> _EXERCISE OBJECTIVE_
Set the listing down again in full, word for word, with the pictures left out.

(Excerpt from a dataset)
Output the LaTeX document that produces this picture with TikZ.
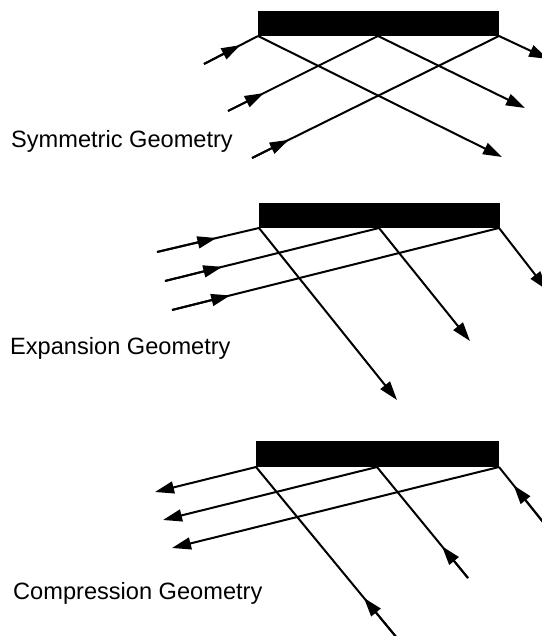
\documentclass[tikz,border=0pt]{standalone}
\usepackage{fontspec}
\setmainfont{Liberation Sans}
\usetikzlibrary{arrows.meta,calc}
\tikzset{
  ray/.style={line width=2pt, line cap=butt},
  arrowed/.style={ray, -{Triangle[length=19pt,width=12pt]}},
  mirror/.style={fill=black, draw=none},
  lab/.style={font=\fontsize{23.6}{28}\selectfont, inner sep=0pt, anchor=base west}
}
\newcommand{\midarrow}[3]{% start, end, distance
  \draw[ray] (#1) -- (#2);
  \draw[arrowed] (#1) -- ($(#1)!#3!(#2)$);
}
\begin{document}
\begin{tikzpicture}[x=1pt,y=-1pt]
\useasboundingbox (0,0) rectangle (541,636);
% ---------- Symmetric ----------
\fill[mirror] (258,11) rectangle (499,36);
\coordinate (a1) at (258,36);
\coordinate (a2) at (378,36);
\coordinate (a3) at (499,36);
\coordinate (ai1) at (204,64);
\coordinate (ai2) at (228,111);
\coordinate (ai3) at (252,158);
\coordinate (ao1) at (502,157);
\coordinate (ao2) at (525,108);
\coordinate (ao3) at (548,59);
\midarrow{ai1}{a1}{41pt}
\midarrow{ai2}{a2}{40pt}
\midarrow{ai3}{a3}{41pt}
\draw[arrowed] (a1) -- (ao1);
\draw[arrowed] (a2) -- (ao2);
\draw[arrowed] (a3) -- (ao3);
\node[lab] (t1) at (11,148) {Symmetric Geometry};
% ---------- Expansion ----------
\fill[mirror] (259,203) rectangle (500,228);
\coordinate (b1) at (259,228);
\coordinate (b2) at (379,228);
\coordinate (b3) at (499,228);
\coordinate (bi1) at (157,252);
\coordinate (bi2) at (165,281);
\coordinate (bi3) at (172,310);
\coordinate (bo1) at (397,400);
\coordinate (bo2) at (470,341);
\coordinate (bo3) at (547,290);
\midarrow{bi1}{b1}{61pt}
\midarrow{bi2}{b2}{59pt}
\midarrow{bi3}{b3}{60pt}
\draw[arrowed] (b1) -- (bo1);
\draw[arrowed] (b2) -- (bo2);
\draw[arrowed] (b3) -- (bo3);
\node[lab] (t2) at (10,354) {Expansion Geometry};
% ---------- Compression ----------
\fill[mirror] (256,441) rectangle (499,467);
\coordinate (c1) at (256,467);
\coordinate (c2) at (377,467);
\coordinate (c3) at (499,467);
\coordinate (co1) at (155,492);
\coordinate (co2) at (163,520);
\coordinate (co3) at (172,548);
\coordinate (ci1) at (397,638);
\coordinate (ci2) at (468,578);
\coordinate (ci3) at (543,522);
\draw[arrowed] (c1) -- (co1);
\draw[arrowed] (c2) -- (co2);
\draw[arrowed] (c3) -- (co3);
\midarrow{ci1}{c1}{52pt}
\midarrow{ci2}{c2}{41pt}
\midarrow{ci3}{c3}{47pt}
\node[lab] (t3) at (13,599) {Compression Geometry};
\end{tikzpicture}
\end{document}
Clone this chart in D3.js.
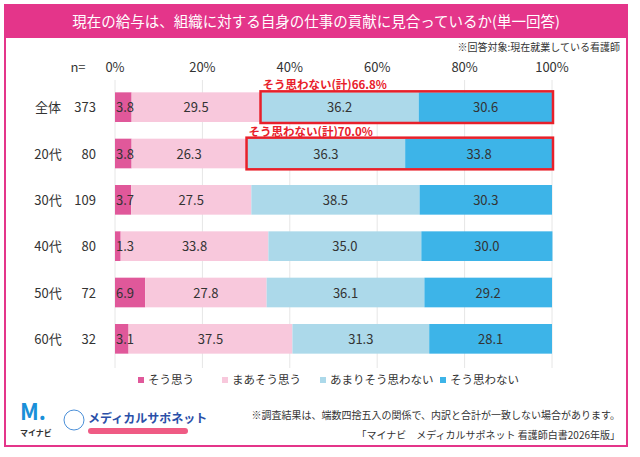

> _EXERCISE RESULT_
Output the LaTeX document that produces this picture with TikZ.
\documentclass[tikz,border=0pt]{standalone}
\usepackage{fontspec}
\setmainfont{Liberation Sans}
\usetikzlibrary{arrows.meta,calc}
\tikzset{
  ray/.style={line width=2pt, line cap=butt},
  arrowed/.style={ray, -{Triangle[length=19pt,width=12pt]}},
  mirror/.style={fill=black, draw=none},
  lab/.style={font=\fontsize{23.6}{28}\selectfont, inner sep=0pt, anchor=base west}
}
\newcommand{\midarrow}[3]{% start, end, distance
  \draw[ray] (#1) -- (#2);
  \draw[arrowed] (#1) -- ($(#1)!#3!(#2)$);
}
\begin{document}
\begin{tikzpicture}[x=1pt,y=-1pt]
\useasboundingbox (0,0) rectangle (541,636);
% ---------- Symmetric ----------
\fill[mirror] (258,11) rectangle (499,36);
\coordinate (a1) at (258,36);
\coordinate (a2) at (378,36);
\coordinate (a3) at (499,36);
\coordinate (ai1) at (204,64);
\coordinate (ai2) at (228,111);
\coordinate (ai3) at (252,158);
\coordinate (ao1) at (502,157);
\coordinate (ao2) at (525,108);
\coordinate (ao3) at (548,59);
\midarrow{ai1}{a1}{41pt}
\midarrow{ai2}{a2}{40pt}
\midarrow{ai3}{a3}{41pt}
\draw[arrowed] (a1) -- (ao1);
\draw[arrowed] (a2) -- (ao2);
\draw[arrowed] (a3) -- (ao3);
\node[lab] (t1) at (11,148) {Symmetric Geometry};
% ---------- Expansion ----------
\fill[mirror] (259,203) rectangle (500,228);
\coordinate (b1) at (259,228);
\coordinate (b2) at (379,228);
\coordinate (b3) at (499,228);
\coordinate (bi1) at (157,252);
\coordinate (bi2) at (165,281);
\coordinate (bi3) at (172,310);
\coordinate (bo1) at (397,400);
\coordinate (bo2) at (470,341);
\coordinate (bo3) at (547,290);
\midarrow{bi1}{b1}{61pt}
\midarrow{bi2}{b2}{59pt}
\midarrow{bi3}{b3}{60pt}
\draw[arrowed] (b1) -- (bo1);
\draw[arrowed] (b2) -- (bo2);
\draw[arrowed] (b3) -- (bo3);
\node[lab] (t2) at (10,354) {Expansion Geometry};
% ---------- Compression ----------
\fill[mirror] (256,441) rectangle (499,467);
\coordinate (c1) at (256,467);
\coordinate (c2) at (377,467);
\coordinate (c3) at (499,467);
\coordinate (co1) at (155,492);
\coordinate (co2) at (163,520);
\coordinate (co3) at (172,548);
\coordinate (ci1) at (397,638);
\coordinate (ci2) at (468,578);
\coordinate (ci3) at (543,522);
\draw[arrowed] (c1) -- (co1);
\draw[arrowed] (c2) -- (co2);
\draw[arrowed] (c3) -- (co3);
\midarrow{ci1}{c1}{52pt}
\midarrow{ci2}{c2}{41pt}
\midarrow{ci3}{c3}{47pt}
\node[lab] (t3) at (13,599) {Compression Geometry};
\end{tikzpicture}
\end{document}
Clone this chart in D3.js.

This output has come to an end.